- EXERCISE OBJECTIVE
Your task is to locate every line holding the string "React" and to copy each of them.

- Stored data
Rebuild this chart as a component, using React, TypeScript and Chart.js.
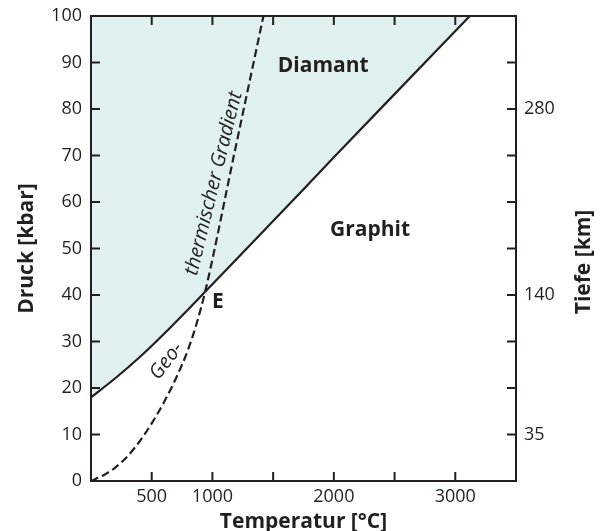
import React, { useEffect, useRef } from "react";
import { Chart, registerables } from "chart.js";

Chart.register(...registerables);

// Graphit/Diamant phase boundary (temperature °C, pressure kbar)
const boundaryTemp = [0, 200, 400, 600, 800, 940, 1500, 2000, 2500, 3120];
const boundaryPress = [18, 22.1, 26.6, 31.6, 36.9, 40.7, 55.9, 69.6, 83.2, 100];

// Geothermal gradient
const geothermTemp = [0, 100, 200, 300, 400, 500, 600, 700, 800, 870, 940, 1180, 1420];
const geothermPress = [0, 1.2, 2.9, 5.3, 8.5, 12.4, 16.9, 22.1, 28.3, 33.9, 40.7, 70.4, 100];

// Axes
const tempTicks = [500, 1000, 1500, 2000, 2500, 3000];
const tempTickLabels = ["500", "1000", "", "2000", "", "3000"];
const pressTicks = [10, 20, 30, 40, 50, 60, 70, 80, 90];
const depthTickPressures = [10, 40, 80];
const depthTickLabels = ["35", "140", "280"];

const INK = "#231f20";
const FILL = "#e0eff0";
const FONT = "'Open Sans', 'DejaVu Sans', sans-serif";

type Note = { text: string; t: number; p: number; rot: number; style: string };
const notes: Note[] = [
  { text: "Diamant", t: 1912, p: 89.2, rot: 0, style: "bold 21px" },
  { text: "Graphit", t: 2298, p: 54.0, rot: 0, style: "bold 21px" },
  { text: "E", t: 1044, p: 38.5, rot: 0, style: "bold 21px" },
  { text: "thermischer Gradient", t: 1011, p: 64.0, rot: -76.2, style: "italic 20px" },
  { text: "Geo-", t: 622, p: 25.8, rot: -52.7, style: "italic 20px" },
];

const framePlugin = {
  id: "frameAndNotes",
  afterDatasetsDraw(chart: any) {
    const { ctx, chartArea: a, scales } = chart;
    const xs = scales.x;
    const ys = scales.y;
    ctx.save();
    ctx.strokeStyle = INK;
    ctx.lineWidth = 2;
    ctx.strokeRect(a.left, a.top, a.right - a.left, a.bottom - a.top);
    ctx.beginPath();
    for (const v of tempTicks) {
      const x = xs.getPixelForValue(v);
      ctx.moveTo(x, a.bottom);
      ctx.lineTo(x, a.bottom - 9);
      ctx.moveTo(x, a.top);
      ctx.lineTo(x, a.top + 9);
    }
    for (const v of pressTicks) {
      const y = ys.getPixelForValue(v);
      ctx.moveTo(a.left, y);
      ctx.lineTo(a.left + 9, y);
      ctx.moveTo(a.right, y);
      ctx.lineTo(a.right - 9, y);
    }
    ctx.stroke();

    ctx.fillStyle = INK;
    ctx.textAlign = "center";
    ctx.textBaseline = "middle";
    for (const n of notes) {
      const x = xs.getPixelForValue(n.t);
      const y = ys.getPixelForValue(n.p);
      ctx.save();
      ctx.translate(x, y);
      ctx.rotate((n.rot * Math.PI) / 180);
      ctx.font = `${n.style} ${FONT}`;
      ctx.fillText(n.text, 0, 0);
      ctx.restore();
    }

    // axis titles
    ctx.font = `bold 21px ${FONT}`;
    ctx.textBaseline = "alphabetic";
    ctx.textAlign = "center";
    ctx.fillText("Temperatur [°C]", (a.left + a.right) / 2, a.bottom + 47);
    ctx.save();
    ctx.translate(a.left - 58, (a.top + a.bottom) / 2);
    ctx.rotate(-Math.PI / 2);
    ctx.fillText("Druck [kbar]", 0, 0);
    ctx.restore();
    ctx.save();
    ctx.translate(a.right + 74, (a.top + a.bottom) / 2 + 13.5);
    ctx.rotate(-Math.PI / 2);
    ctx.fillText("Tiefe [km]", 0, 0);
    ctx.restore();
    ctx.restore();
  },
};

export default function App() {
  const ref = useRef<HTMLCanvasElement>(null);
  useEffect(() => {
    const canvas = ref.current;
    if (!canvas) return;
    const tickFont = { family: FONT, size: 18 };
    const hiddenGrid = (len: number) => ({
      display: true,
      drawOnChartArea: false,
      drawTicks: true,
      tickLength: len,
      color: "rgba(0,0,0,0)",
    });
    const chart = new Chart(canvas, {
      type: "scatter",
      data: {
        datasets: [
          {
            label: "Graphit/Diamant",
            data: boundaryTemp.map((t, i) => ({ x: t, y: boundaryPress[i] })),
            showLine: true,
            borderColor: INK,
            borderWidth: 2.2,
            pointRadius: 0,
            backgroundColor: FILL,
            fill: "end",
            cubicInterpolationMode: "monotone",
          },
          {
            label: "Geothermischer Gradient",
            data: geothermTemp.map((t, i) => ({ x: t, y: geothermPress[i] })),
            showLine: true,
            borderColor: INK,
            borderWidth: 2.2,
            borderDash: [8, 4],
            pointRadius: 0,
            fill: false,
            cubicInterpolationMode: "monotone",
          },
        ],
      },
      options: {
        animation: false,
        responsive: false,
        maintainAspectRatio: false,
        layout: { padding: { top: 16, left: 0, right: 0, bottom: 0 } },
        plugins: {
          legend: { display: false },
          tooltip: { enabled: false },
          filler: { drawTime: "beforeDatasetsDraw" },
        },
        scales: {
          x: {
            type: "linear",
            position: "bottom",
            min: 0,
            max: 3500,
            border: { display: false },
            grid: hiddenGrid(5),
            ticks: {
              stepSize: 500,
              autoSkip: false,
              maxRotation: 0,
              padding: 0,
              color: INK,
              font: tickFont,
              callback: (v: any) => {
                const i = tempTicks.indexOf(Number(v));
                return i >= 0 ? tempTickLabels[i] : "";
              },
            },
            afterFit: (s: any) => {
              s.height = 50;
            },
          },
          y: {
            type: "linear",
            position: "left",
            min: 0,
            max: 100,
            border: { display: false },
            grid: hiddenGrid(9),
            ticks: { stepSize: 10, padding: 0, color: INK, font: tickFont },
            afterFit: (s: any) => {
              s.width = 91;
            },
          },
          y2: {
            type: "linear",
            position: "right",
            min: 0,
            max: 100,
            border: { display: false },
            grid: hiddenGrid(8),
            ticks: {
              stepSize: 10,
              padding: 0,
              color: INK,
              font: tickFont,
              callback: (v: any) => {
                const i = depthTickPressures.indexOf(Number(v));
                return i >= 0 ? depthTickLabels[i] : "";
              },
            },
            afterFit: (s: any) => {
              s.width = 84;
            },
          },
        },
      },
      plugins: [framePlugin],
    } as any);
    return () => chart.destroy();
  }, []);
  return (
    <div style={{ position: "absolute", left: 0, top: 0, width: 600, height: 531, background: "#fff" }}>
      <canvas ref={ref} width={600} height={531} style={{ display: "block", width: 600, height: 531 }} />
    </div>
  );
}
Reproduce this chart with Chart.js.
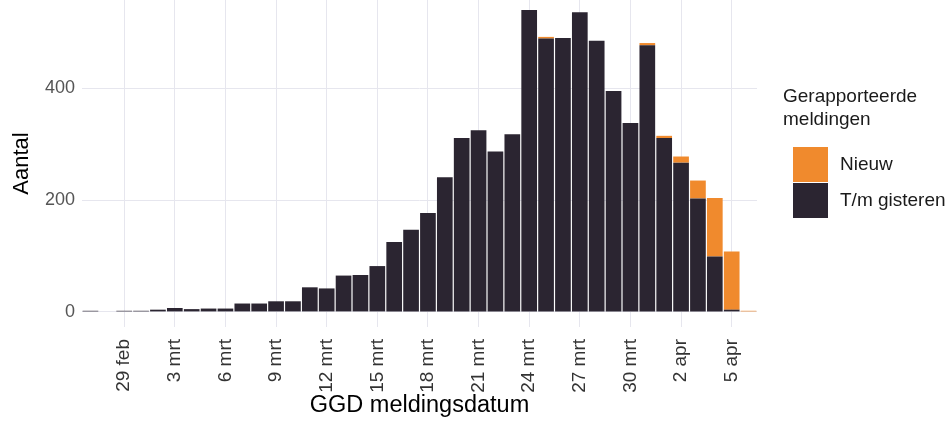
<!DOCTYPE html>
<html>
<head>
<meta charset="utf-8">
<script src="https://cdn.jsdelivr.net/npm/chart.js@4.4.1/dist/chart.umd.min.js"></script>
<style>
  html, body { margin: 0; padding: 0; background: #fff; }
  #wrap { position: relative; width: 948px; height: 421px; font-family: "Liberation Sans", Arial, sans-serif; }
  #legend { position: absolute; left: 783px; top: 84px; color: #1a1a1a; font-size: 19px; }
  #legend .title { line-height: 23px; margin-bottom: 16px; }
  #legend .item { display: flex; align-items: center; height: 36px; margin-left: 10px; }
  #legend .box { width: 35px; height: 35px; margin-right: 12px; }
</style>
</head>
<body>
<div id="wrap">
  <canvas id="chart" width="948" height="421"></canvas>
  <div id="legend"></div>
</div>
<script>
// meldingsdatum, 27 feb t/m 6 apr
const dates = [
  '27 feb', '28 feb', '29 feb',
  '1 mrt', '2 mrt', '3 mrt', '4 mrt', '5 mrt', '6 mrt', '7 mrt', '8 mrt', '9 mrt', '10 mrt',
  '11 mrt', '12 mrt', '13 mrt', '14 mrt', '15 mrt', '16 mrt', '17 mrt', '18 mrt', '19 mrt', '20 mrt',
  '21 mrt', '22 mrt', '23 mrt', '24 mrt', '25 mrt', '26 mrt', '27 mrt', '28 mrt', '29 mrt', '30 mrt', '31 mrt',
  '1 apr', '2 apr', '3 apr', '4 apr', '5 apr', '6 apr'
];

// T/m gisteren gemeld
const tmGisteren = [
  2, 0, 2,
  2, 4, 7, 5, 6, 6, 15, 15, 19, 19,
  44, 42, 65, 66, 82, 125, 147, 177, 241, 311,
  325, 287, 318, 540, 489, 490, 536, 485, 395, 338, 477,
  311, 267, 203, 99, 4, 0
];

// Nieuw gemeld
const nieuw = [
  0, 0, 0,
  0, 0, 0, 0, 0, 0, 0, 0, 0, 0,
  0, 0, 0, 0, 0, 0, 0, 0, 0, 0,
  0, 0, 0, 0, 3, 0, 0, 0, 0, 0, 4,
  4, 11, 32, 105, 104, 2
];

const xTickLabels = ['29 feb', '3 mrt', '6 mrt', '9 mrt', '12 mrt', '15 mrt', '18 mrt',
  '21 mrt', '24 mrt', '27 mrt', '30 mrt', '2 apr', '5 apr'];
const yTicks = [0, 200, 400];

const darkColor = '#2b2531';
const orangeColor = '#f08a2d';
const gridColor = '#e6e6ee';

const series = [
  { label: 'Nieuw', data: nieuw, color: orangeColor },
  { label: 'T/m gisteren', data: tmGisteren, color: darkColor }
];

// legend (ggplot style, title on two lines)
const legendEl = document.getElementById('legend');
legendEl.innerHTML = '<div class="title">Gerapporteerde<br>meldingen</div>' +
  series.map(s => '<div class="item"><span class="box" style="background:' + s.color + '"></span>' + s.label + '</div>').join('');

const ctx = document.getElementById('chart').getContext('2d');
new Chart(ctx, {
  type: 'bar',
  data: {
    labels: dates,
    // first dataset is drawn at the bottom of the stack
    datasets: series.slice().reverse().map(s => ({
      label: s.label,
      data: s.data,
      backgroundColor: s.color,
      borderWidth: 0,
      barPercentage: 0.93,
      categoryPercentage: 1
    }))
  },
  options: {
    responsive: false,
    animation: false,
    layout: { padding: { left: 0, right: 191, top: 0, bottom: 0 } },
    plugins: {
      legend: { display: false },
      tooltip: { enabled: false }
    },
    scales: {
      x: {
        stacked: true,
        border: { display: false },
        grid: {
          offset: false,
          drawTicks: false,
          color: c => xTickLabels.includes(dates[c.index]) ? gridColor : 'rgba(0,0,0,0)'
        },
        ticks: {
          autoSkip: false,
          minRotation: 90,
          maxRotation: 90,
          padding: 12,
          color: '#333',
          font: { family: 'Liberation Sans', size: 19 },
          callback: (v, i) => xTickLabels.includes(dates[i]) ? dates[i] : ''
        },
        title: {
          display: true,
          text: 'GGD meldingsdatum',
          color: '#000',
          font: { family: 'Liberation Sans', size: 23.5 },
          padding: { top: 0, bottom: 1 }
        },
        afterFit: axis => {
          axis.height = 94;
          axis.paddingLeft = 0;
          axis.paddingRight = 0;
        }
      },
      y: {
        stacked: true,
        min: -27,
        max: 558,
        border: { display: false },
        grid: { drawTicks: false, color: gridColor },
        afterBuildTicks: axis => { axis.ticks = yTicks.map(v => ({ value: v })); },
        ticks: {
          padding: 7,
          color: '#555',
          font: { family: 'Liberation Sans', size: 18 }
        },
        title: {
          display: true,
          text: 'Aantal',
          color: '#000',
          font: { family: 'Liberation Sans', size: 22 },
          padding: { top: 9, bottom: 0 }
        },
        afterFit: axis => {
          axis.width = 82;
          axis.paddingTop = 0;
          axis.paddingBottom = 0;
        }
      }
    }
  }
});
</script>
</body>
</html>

- SOLUTION
Rebuild this chart as a component, using React, TypeScript and Chart.js.
import React, { useEffect, useRef } from "react";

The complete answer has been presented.